Addressing your comment as to whether the balls are drawn one at a time, or together: it doesn't matter.

If you draw the balls one at a time, you would probably think of choosing five numbers from ten, including the number $8$, with order being important. To count the number of favourable draws,

• choose a place for the $8$. . . . . . $5$ ways
• choose a digit greater than $8$ (so that $8$ is the second largest). . . . . . $2$ ways
• choose a place for this digit. . . . . . $4$ ways
• choose three digits below $8$, with order important. . . . . . $7\times6\times5$ ways.

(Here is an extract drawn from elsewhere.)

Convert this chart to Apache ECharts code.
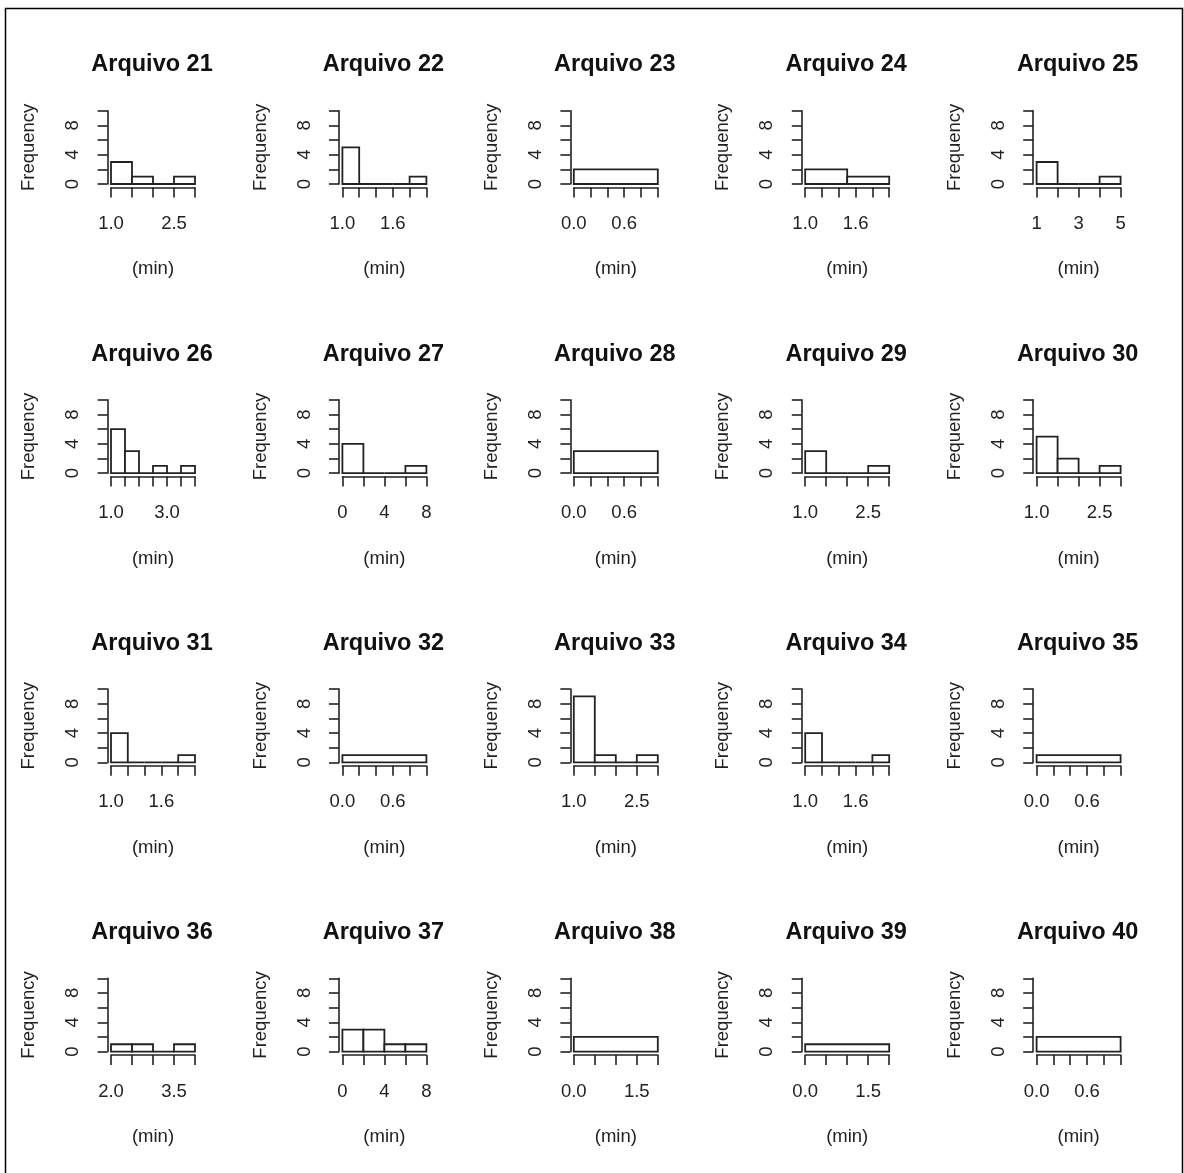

To count the total number of draws:

• choose five digits, order important. . . . . . $10\times9\times8\times7\times6$ ways.

The probability is $$\frac{5\times2\times4\times7\times6\times5}{10\times9\times8\times7\times6}=\frac{5}{18}\ .$$

If you draw them all together you are probably thinking of order as being irrelevant. The number of favourable draws is $2C(7,3)$, the total number of draws is $C(10,5)$, and the probability is $$\frac{2C(7,3)}{C(10,5)}=\frac{2\times7\times6\times5}{3\times2\times1}\frac{5\times4\times3\times2\times1}{10\times9\times8\times7\times6}=\frac{5}{18}\ .$$